**** Supplied data ****

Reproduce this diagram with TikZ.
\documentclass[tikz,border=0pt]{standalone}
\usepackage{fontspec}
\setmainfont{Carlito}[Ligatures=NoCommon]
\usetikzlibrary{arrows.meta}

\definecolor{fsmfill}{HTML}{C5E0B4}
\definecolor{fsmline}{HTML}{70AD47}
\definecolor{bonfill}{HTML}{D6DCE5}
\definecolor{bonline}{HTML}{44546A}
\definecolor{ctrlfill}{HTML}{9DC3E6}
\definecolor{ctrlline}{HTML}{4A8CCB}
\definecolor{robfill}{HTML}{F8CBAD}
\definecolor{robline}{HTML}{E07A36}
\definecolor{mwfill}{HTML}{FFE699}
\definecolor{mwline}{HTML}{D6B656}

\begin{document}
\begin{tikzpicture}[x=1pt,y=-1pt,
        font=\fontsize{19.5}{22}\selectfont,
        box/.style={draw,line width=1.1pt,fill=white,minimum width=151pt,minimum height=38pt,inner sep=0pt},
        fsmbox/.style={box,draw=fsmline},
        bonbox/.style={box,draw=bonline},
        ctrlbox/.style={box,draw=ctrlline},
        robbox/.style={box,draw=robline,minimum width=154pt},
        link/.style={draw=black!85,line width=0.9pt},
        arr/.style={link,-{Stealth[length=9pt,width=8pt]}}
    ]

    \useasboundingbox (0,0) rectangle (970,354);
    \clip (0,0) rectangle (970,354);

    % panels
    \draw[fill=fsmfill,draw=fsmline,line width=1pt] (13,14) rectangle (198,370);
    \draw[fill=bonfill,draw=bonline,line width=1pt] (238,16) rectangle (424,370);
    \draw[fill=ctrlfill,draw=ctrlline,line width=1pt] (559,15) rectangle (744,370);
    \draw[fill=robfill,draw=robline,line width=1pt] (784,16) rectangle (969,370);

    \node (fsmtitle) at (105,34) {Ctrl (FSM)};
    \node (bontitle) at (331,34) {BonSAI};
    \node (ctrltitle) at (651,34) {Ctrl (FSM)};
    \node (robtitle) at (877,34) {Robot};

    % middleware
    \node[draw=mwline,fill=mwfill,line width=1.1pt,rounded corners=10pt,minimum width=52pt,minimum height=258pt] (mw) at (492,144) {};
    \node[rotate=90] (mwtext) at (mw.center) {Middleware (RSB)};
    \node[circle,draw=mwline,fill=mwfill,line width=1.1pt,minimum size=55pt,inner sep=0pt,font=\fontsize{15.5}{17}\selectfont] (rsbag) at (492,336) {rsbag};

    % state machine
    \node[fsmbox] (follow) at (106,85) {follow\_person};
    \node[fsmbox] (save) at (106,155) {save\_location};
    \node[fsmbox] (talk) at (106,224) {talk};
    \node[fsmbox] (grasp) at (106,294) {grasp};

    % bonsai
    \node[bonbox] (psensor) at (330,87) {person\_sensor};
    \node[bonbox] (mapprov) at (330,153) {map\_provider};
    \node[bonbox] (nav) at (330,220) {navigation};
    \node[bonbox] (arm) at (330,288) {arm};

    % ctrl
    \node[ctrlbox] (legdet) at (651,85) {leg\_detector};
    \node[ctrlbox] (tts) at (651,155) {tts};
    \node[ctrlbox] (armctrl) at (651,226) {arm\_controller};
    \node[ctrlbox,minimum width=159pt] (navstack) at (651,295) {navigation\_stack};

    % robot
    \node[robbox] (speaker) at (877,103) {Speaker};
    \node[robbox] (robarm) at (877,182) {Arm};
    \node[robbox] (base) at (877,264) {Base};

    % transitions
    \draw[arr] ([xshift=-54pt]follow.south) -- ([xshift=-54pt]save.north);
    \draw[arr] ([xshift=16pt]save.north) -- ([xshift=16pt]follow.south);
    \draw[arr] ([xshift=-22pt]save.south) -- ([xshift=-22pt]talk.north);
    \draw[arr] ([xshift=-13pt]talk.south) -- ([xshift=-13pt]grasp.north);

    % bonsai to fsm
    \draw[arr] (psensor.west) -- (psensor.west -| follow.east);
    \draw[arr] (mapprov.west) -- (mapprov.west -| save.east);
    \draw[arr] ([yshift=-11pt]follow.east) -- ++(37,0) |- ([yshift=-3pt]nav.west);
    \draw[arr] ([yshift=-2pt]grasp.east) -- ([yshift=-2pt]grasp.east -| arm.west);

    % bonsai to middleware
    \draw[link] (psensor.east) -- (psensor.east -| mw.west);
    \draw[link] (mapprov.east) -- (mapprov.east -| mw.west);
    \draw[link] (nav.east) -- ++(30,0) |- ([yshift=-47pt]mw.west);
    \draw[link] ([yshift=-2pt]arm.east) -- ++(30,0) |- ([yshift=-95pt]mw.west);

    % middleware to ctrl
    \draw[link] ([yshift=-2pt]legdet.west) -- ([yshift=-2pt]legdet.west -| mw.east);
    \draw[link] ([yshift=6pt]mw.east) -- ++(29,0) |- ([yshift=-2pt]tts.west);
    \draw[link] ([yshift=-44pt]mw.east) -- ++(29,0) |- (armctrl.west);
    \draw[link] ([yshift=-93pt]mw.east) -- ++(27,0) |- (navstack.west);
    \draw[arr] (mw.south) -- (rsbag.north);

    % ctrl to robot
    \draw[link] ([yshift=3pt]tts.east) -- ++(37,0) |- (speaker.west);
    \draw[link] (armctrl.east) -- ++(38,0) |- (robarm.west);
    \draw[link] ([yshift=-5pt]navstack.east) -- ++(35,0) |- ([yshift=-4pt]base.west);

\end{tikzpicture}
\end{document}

****
**** Supplied data ****

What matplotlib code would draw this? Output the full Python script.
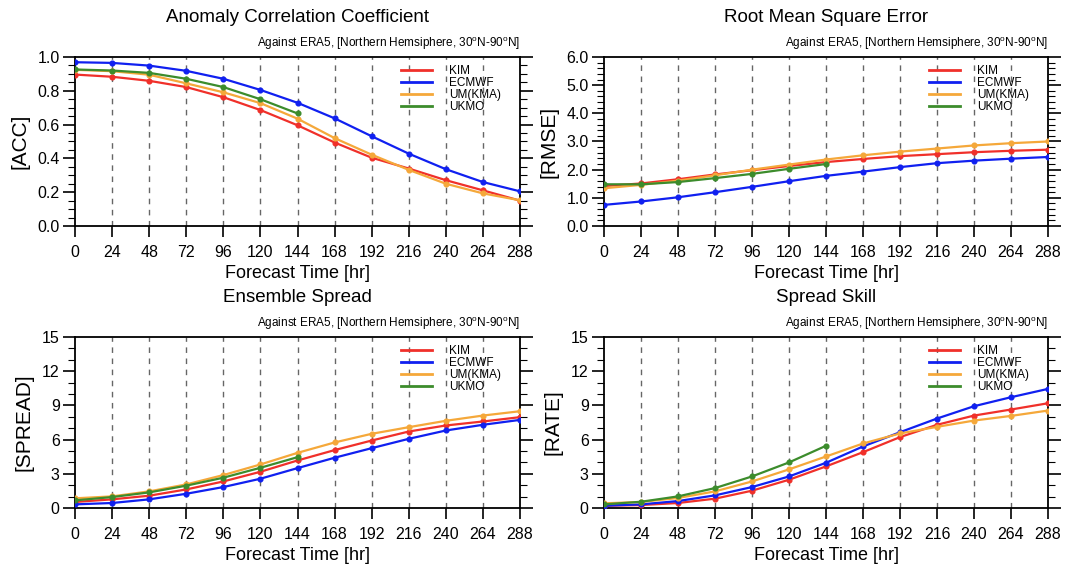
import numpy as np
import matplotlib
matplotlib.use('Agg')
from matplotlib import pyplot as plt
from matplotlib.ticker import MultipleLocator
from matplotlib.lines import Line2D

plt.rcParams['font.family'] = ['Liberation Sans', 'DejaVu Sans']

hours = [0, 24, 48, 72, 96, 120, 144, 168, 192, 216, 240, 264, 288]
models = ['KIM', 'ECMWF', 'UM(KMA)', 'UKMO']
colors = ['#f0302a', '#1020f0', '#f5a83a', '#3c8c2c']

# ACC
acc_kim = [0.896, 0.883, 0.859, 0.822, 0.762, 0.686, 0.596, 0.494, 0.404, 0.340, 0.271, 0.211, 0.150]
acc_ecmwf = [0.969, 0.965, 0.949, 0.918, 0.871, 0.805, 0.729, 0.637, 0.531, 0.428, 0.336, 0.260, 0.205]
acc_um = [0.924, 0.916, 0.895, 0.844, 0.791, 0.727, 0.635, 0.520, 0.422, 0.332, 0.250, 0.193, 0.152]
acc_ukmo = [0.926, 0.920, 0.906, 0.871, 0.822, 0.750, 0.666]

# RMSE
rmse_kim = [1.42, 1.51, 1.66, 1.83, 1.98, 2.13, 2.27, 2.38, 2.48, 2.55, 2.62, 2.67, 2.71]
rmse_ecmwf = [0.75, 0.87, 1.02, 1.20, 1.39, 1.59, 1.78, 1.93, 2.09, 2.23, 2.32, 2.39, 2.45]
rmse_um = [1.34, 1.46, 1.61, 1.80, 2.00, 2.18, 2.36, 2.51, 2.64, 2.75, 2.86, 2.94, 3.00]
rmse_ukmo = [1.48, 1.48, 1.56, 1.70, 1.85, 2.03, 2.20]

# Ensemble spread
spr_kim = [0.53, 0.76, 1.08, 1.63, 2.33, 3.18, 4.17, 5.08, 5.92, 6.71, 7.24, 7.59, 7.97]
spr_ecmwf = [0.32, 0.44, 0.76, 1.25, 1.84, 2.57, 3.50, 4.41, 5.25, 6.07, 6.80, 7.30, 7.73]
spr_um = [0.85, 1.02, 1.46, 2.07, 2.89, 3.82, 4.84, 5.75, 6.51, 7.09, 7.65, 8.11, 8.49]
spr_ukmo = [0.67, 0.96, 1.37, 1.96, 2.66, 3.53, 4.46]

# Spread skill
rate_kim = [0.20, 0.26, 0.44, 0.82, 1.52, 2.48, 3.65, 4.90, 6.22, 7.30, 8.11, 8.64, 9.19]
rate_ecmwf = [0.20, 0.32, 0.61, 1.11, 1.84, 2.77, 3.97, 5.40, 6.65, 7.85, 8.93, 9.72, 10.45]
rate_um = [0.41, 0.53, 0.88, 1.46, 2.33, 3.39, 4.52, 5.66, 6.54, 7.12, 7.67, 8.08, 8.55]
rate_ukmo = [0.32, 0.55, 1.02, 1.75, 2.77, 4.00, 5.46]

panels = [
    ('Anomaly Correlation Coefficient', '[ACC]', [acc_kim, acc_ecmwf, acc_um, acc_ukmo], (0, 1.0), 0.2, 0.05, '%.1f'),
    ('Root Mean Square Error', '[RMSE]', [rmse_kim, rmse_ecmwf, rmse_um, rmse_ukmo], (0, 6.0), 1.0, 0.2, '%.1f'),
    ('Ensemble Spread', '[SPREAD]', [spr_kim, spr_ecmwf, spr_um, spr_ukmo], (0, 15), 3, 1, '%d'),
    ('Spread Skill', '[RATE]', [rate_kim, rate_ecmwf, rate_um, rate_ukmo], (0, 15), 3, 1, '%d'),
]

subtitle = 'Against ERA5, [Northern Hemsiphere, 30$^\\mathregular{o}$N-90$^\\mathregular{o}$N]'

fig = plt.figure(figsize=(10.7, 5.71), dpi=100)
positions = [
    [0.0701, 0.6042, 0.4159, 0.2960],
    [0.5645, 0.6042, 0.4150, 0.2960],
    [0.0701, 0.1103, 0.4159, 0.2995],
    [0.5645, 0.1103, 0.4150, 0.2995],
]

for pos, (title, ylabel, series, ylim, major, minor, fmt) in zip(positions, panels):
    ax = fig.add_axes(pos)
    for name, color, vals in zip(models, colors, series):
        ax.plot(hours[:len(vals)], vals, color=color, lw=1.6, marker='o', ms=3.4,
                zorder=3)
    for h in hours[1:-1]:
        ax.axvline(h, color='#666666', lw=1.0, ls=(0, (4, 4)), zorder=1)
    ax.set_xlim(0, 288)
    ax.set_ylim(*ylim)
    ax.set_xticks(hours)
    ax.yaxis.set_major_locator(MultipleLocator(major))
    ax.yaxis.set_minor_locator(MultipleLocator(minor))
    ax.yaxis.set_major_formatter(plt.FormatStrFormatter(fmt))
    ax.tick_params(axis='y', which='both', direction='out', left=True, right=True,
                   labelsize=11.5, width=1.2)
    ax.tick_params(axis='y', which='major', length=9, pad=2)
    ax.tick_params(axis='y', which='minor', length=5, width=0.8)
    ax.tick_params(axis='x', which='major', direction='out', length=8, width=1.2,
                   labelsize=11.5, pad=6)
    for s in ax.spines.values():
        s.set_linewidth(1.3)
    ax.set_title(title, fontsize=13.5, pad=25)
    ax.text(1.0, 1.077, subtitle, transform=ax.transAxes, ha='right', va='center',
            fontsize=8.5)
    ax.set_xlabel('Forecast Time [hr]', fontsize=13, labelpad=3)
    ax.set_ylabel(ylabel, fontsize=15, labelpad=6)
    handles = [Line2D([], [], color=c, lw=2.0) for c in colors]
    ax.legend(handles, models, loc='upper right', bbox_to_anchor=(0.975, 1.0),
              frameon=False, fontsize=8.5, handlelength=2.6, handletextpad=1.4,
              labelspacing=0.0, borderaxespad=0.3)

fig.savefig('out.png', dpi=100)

****

> **Task prompt**: Leave out the pictures and give again exactly the lines from the one with "What matplotlib code" through the one with "plt.rcParams['font.family'] = ['Liberation", and no others.

> **Final result**:
What matplotlib code would draw this? Output the full Python script.
import numpy as np
import matplotlib
matplotlib.use('Agg')
from matplotlib import pyplot as plt
from matplotlib.ticker import MultipleLocator
from matplotlib.lines import Line2D

plt.rcParams['font.family'] = ['Liberation Sans', 'DejaVu Sans']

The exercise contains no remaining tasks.